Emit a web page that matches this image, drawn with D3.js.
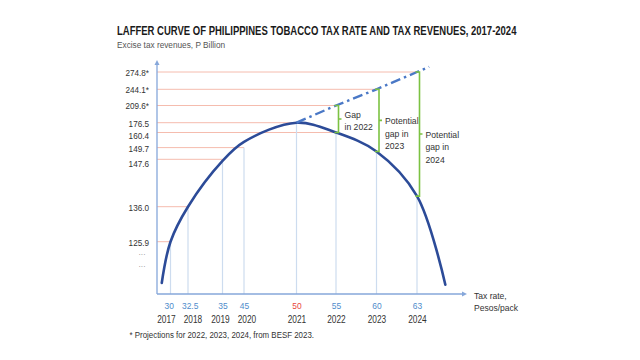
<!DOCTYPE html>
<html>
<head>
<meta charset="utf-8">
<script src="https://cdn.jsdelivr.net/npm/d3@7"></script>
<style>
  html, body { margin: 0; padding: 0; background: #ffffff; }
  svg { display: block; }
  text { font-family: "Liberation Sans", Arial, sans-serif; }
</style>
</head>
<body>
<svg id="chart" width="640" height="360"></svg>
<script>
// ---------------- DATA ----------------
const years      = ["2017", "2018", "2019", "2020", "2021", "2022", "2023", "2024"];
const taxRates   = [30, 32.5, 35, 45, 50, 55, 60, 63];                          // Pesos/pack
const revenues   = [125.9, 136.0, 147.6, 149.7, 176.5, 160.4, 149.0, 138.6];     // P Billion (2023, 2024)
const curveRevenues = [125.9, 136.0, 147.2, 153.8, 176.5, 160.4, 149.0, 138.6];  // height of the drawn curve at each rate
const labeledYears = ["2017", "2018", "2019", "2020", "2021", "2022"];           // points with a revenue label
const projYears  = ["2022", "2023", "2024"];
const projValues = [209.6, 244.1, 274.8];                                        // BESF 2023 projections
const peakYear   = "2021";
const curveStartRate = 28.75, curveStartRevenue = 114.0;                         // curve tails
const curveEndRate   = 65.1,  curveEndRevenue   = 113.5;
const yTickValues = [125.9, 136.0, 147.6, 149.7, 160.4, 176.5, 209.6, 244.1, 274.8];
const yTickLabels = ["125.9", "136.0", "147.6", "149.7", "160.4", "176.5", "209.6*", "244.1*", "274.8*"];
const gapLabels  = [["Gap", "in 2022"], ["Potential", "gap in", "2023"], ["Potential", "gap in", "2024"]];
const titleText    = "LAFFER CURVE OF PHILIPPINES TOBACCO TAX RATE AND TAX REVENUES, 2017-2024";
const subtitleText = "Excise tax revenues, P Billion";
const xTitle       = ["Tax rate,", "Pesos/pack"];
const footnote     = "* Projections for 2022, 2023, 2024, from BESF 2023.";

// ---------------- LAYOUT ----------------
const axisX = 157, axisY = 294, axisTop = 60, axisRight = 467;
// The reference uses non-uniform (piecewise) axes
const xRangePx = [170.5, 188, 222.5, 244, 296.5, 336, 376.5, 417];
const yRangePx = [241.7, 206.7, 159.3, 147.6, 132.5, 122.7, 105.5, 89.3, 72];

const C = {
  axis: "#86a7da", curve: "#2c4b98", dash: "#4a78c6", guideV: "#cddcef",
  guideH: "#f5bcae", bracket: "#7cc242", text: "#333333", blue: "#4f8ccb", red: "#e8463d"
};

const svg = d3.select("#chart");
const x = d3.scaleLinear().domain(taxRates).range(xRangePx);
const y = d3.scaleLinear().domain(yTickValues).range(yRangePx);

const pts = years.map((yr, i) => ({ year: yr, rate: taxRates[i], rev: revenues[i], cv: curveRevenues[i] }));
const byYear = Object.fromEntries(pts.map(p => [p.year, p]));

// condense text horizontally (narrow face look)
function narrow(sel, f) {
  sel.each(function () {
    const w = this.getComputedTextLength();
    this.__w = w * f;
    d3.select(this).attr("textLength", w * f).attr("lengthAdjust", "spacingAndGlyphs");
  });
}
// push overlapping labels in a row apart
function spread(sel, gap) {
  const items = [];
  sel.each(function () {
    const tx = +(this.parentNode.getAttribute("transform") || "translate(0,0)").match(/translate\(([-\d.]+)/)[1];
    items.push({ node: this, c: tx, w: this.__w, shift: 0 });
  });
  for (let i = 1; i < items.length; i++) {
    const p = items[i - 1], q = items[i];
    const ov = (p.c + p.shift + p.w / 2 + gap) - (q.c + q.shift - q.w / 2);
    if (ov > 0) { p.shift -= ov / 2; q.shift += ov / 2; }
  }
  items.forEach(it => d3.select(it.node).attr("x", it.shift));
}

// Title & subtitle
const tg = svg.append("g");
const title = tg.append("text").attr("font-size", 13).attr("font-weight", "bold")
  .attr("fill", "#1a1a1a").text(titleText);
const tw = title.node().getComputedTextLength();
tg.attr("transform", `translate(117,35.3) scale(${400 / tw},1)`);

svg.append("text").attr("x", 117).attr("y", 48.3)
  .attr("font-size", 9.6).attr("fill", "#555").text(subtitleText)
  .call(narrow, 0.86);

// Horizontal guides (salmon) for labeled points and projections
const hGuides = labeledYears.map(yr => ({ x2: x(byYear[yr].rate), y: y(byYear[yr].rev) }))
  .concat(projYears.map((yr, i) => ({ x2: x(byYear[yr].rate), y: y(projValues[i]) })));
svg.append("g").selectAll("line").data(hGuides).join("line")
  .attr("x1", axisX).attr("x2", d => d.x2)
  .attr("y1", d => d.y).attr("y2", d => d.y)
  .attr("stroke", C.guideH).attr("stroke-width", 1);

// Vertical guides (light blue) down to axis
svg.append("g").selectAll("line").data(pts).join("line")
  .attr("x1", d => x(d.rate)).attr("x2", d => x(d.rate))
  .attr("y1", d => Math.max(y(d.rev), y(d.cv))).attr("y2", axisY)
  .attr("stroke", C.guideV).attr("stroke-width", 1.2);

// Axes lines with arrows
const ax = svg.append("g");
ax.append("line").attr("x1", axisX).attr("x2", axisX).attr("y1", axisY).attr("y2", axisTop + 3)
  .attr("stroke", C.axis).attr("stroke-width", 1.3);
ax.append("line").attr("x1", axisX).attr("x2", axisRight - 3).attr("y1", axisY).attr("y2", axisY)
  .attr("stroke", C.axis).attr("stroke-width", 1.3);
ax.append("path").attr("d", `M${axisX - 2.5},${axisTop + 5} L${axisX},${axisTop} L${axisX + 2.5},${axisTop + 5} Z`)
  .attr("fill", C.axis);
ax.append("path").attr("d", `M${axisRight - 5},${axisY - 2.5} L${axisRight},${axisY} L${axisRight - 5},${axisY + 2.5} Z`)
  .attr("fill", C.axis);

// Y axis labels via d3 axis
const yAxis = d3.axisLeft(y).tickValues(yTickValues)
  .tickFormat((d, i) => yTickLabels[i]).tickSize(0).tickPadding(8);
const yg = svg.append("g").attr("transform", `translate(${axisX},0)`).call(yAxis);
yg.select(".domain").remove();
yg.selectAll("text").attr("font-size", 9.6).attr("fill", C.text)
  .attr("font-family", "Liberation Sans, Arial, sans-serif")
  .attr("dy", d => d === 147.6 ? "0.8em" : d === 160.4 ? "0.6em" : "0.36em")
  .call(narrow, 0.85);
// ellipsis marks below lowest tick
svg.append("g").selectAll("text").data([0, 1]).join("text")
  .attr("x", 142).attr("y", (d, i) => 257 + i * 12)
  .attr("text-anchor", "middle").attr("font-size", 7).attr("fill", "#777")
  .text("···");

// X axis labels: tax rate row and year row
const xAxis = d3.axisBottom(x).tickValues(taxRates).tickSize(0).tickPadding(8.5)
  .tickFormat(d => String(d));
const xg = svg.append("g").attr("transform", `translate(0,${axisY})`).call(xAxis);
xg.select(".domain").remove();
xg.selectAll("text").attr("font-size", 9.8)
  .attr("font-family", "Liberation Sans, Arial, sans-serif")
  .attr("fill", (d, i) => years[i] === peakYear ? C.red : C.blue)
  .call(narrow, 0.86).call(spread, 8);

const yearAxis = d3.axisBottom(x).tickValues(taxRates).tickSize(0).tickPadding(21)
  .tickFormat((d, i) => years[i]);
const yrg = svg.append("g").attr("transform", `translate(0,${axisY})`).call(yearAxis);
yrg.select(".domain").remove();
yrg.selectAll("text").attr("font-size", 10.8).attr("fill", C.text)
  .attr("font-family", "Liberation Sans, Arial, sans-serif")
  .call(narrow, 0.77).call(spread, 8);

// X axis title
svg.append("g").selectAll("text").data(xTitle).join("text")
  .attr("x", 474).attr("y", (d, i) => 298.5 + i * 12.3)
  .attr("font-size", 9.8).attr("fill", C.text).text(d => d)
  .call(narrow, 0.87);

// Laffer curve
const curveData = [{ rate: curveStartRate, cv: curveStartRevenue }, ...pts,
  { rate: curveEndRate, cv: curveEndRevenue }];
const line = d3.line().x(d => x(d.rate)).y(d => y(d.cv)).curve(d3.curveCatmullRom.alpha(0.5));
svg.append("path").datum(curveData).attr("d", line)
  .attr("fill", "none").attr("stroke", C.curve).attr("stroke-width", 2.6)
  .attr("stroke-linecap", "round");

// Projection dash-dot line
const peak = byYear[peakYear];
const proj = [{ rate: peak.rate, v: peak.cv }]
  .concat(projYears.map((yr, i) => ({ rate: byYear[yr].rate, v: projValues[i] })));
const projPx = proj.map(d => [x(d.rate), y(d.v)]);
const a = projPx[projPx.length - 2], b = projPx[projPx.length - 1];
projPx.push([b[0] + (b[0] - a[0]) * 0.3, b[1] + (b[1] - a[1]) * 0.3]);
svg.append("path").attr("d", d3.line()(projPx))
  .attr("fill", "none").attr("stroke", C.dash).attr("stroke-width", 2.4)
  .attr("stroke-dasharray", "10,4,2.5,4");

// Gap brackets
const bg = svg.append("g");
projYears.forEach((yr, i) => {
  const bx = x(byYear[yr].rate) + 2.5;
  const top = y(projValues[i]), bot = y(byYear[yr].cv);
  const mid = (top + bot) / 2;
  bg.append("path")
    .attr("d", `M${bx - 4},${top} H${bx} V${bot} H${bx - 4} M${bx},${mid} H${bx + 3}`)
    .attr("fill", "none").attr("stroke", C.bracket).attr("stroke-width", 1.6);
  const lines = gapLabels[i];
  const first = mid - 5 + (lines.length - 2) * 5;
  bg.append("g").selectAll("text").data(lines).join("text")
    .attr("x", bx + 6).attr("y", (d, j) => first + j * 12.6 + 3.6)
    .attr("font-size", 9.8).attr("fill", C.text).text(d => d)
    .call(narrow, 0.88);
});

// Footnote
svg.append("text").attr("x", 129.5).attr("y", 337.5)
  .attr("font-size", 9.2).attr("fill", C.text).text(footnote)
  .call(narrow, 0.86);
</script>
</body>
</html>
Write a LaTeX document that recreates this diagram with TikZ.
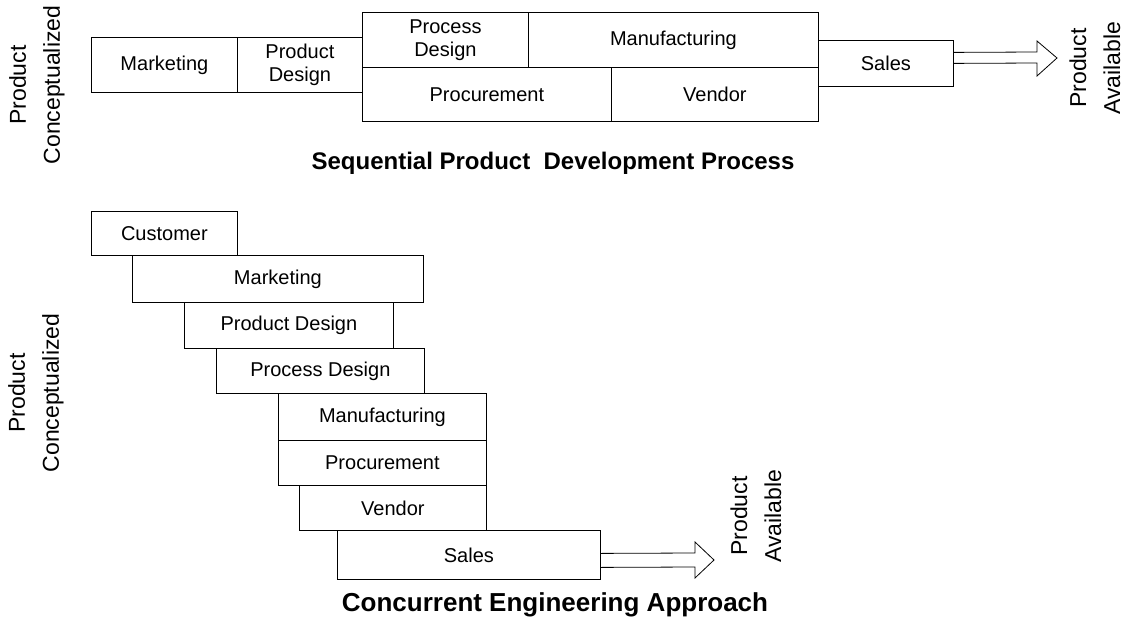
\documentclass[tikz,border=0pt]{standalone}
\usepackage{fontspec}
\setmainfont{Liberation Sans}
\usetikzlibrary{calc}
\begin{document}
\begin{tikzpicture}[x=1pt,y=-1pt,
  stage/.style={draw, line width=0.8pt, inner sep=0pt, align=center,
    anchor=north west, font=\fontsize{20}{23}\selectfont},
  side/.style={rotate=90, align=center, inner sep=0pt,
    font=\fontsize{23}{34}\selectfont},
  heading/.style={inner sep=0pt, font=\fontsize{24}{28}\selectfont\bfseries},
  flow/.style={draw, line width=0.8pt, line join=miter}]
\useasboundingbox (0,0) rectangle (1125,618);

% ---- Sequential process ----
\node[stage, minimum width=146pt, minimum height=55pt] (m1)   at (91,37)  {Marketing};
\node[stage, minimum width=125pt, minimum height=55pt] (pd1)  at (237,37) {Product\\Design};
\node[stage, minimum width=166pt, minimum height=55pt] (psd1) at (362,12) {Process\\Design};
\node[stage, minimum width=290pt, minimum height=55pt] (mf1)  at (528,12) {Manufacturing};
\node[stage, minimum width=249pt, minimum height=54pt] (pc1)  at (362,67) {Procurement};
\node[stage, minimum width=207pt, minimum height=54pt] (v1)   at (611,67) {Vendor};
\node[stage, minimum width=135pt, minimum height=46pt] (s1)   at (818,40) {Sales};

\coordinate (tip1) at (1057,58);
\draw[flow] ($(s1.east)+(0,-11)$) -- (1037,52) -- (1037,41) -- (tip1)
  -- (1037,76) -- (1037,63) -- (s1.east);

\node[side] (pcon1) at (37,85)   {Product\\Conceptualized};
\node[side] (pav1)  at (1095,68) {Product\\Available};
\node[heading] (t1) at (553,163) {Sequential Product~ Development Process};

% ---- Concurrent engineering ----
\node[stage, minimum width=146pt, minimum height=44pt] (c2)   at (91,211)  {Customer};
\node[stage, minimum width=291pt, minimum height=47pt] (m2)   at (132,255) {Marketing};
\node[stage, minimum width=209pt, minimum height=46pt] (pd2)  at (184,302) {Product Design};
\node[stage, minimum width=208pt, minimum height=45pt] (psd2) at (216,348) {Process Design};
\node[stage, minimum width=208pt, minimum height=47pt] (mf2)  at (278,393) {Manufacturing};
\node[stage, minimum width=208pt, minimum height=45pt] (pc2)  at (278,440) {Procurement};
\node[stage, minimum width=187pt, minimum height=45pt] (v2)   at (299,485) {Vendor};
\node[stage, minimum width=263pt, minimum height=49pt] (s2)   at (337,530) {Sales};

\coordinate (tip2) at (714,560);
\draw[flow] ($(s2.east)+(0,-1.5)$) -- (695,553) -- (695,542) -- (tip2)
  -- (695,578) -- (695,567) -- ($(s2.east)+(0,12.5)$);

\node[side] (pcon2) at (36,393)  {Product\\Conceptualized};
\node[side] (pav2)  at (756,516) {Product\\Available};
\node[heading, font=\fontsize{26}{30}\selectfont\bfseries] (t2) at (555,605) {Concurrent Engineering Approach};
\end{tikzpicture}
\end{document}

▶ _SET PROBLEM_
Nothing but the lines from the one containing "Write a LaTeX" through the one containing "(0,0) rectangle (1125,618);" should appear in your copy, exactly as written and without pictures.

▶ _OUTPUT FOR THIS TASK_
Write a LaTeX document that recreates this diagram with TikZ.
\documentclass[tikz,border=0pt]{standalone}
\usepackage{fontspec}
\setmainfont{Liberation Sans}
\usetikzlibrary{calc}
\begin{document}
\begin{tikzpicture}[x=1pt,y=-1pt,
  stage/.style={draw, line width=0.8pt, inner sep=0pt, align=center,
    anchor=north west, font=\fontsize{20}{23}\selectfont},
  side/.style={rotate=90, align=center, inner sep=0pt,
    font=\fontsize{23}{34}\selectfont},
  heading/.style={inner sep=0pt, font=\fontsize{24}{28}\selectfont\bfseries},
  flow/.style={draw, line width=0.8pt, line join=miter}]
\useasboundingbox (0,0) rectangle (1125,618);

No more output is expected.